SUPPLIED INFORMATION

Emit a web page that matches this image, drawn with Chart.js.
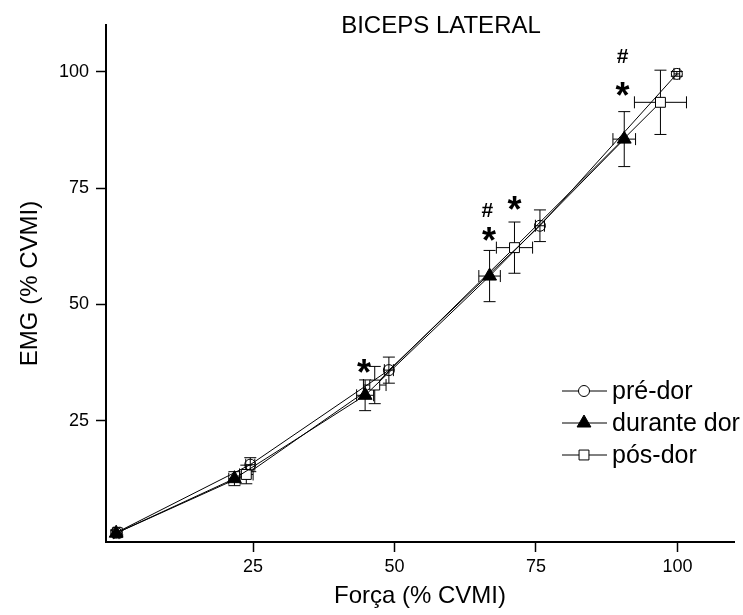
<!DOCTYPE html>
<html><head><meta charset="utf-8">
<script src="https://cdn.jsdelivr.net/npm/chart.js@4/dist/chart.umd.min.js"></script>
<style>html,body{margin:0;padding:0;background:#fff;overflow:hidden}#wrap{width:743px;height:615px;position:relative}</style>
</head><body><div id="wrap"><canvas id="c" width="743" height="615"></canvas></div>
<script>
// ---- data ----
const titleText = 'BICEPS LATERAL';
const xTitle = 'Força (% CVMI)';
const yTitle = 'EMG (% CVMI)';
const tickValues = [25, 50, 75, 100];
const seriesNames = ['pré-dor', 'durante dor', 'pós-dor'];

const xPre = [0.8, 24.5, 49.0, 75.7, 99.9];
const yPre = [1.0, 15.6, 35.9, 66.9, 99.5];
const xPreErr = [0.5, 0.8, 0.8, 0.8, 0.5];
const yPreErr = [0.6, 1.5, 2.8, 3.4, 0.5];

const xDur = [0.8, 21.7, 44.8, 66.8, 90.6];
const yDur = [0.9, 12.6, 30.5, 56.1, 85.5];
const xDurErr = [0.5, 1.0, 1.5, 1.9, 2.0];
const yDurErr = [0.5, 1.5, 3.3, 5.5, 5.9];

const xPos = [1.0, 23.8, 46.5, 71.2, 97.0];
const yPos = [1.0, 13.5, 32.7, 62.2, 93.4];
const xPosErr = [0.5, 1.2, 2.0, 3.2, 4.6];
const yPosErr = [0.5, 2.0, 4.0, 5.5, 6.9];

const annotText = ['*', '#', '*', '*', '#', '*'];
const annotX = [44.6, 66.4, 66.7, 71.2, 90.3, 90.3];
const annotY = [36.8, 70.2, 65.1, 71.7, 103.3, 96.3];

// ---- build ----
const FONT = '"Liberation Sans", Arial, sans-serif';
const pts = (xs, ys) => xs.map((x, i) => ({x: x, y: ys[i]}));
const errs = [
  {xs: xPre, ys: yPre, xe: xPreErr, ye: yPreErr},
  {xs: xDur, ys: yDur, xe: xDurErr, ye: yDurErr},
  {xs: xPos, ys: yPos, xe: xPosErr, ye: yPosErr}
];
const styles = [
  {pointStyle: 'circle', radius: 5.5, bg: 'rgba(0,0,0,0)', legendBg: '#fff'},
  {pointStyle: 'triangle', radius: 8, bg: '#000', legendBg: '#000'},
  {pointStyle: 'rect', radius: 7, bg: '#fff', legendBg: '#fff'}
];
const seriesData = [pts(xPre, yPre), pts(xDur, yDur), pts(xPos, yPos)];

const datasets = seriesData.map((d, i) => ({
  label: seriesNames[i],
  data: d,
  showLine: true,
  borderColor: '#000',
  borderWidth: 1,
  tension: 0,
  pointStyle: styles[i].pointStyle,
  pointRadius: styles[i].radius,
  pointHoverRadius: styles[i].radius,
  pointBackgroundColor: styles[i].bg,
  pointBorderColor: '#000',
  pointBorderWidth: 1
}));

const errorBars = {
  id: 'errorBars',
  beforeDatasetsDraw(chart) {
    const ctx = chart.ctx, xs = chart.scales.x, ys = chart.scales.y;
    ctx.save();
    ctx.strokeStyle = '#000';
    ctx.lineWidth = 1;
    const cap = 6;
    errs.forEach(e => {
      e.xs.forEach((xv, i) => {
        const px = xs.getPixelForValue(xv), py = ys.getPixelForValue(e.ys[i]);
        const y1 = ys.getPixelForValue(e.ys[i] + e.ye[i]), y2 = ys.getPixelForValue(e.ys[i] - e.ye[i]);
        const x1 = xs.getPixelForValue(xv - e.xe[i]), x2 = xs.getPixelForValue(xv + e.xe[i]);
        ctx.beginPath();
        ctx.moveTo(px, y1); ctx.lineTo(px, y2);
        ctx.moveTo(px - cap, y1); ctx.lineTo(px + cap, y1);
        ctx.moveTo(px - cap, y2); ctx.lineTo(px + cap, y2);
        ctx.moveTo(x1, py); ctx.lineTo(x2, py);
        ctx.moveTo(x1, py - cap); ctx.lineTo(x1, py + cap);
        ctx.moveTo(x2, py - cap); ctx.lineTo(x2, py + cap);
        ctx.stroke();
      });
    });
    ctx.restore();
  }
};

const extras = {
  id: 'extras',
  afterDraw(chart) {
    const ctx = chart.ctx, xs = chart.scales.x, ys = chart.scales.y;
    ctx.save();
    ctx.fillStyle = '#000';
    // title
    ctx.font = '24px ' + FONT;
    ctx.textAlign = 'center';
    ctx.textBaseline = 'middle';
    ctx.fillText(titleText, 441, 26);
    // annotations
    annotText.forEach((t, i) => {
      const px = xs.getPixelForValue(annotX[i]), py = ys.getPixelForValue(annotY[i]);
      ctx.font = (t === '*' ? 'bold 36px ' : 'bold 21px ') + FONT;
      ctx.textBaseline = 'alphabetic';
      const m = ctx.measureText(t);
      ctx.fillText(t, px, py + (m.actualBoundingBoxAscent - m.actualBoundingBoxDescent) / 2);
    });
    // legend
    const rowsY = [391, 423, 455];
    ctx.font = '25px ' + FONT;
    ctx.textAlign = 'left';
    ctx.textBaseline = 'middle';
    seriesNames.forEach((n, i) => {
      const y = rowsY[i];
      ctx.strokeStyle = '#000';
      ctx.lineWidth = 1;
      ctx.beginPath(); ctx.moveTo(562, y); ctx.lineTo(607, y); ctx.stroke();
      ctx.fillStyle = styles[i].legendBg;
      Chart.helpers.drawPoint(ctx, {pointStyle: styles[i].pointStyle, radius: styles[i].radius, rotation: 0, borderWidth: 1}, 584, y);
      ctx.fillStyle = '#000';
      ctx.fillText(n, 612, y + 1);
    });
    ctx.restore();
  }
};

new Chart(document.getElementById('c'), {
  type: 'scatter',
  data: {datasets: datasets},
  plugins: [errorBars, extras],
  options: {
    responsive: false,
    animation: false,
    devicePixelRatio: 1,
    layout: {padding: {top: 25, right: 0, left: 0, bottom: 0}},
    plugins: {legend: {display: false}, tooltip: {enabled: false}, title: {display: false}},
    scales: {
      x: {
        type: 'linear', min: -1, max: 110,
        afterBuildTicks: s => { s.ticks = tickValues.map(v => ({value: v})); },
        afterFit: s => { s.height = 73; s.paddingLeft = 0; s.paddingRight = 0; },
        ticks: {color: '#000', font: {size: 18, family: FONT}, padding: 4, maxRotation: 0},
        grid: {display: true, drawOnChartArea: false, drawTicks: true, tickLength: 10, tickWidth: 1.5, tickColor: '#000'},
        border: {display: true, color: '#000', width: 2},
        title: {display: true, text: xTitle, color: '#000', font: {size: 24, family: FONT}, padding: {top: 0, bottom: 4}}
      },
      y: {
        type: 'linear', min: -1, max: 110,
        afterBuildTicks: s => { s.ticks = tickValues.map(v => ({value: v})); },
        afterFit: s => { s.width = 106; s.paddingTop = 0; s.paddingBottom = 0; },
        ticks: {color: '#000', font: {size: 18, family: FONT}, padding: 7},
        grid: {display: true, drawOnChartArea: false, drawTicks: true, tickLength: 10, tickWidth: 1.5, tickColor: '#000'},
        border: {display: true, color: '#000', width: 2},
        title: {display: true, text: yTitle, color: '#000', font: {size: 24, family: FONT}, padding: {top: 16, bottom: 0}}
      }
    }
  }
});
</script>
</body></html>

PROBLEM TO WORK ON
Please restate the material above line by line, exactly, beginning at its first line and ending with the line that contains "const annotY = [36.8, 70.2, 65.1, 71.7, 103.3, 96.3];", without any pictures.

COMPLETE OUTPUT
Emit a web page that matches this image, drawn with Chart.js.
<!DOCTYPE html>
<html><head><meta charset="utf-8">
<script src="https://cdn.jsdelivr.net/npm/chart.js@4/dist/chart.umd.min.js"></script>
<style>html,body{margin:0;padding:0;background:#fff;overflow:hidden}#wrap{width:743px;height:615px;position:relative}</style>
</head><body><div id="wrap"><canvas id="c" width="743" height="615"></canvas></div>
<script>
// ---- data ----
const titleText = 'BICEPS LATERAL';
const xTitle = 'Força (% CVMI)';
const yTitle = 'EMG (% CVMI)';
const tickValues = [25, 50, 75, 100];
const seriesNames = ['pré-dor', 'durante dor', 'pós-dor'];

const xPre = [0.8, 24.5, 49.0, 75.7, 99.9];
const yPre = [1.0, 15.6, 35.9, 66.9, 99.5];
const xPreErr = [0.5, 0.8, 0.8, 0.8, 0.5];
const yPreErr = [0.6, 1.5, 2.8, 3.4, 0.5];

const xDur = [0.8, 21.7, 44.8, 66.8, 90.6];
const yDur = [0.9, 12.6, 30.5, 56.1, 85.5];
const xDurErr = [0.5, 1.0, 1.5, 1.9, 2.0];
const yDurErr = [0.5, 1.5, 3.3, 5.5, 5.9];

const xPos = [1.0, 23.8, 46.5, 71.2, 97.0];
const yPos = [1.0, 13.5, 32.7, 62.2, 93.4];
const xPosErr = [0.5, 1.2, 2.0, 3.2, 4.6];
const yPosErr = [0.5, 2.0, 4.0, 5.5, 6.9];

const annotText = ['*', '#', '*', '*', '#', '*'];
const annotX = [44.6, 66.4, 66.7, 71.2, 90.3, 90.3];
const annotY = [36.8, 70.2, 65.1, 71.7, 103.3, 96.3];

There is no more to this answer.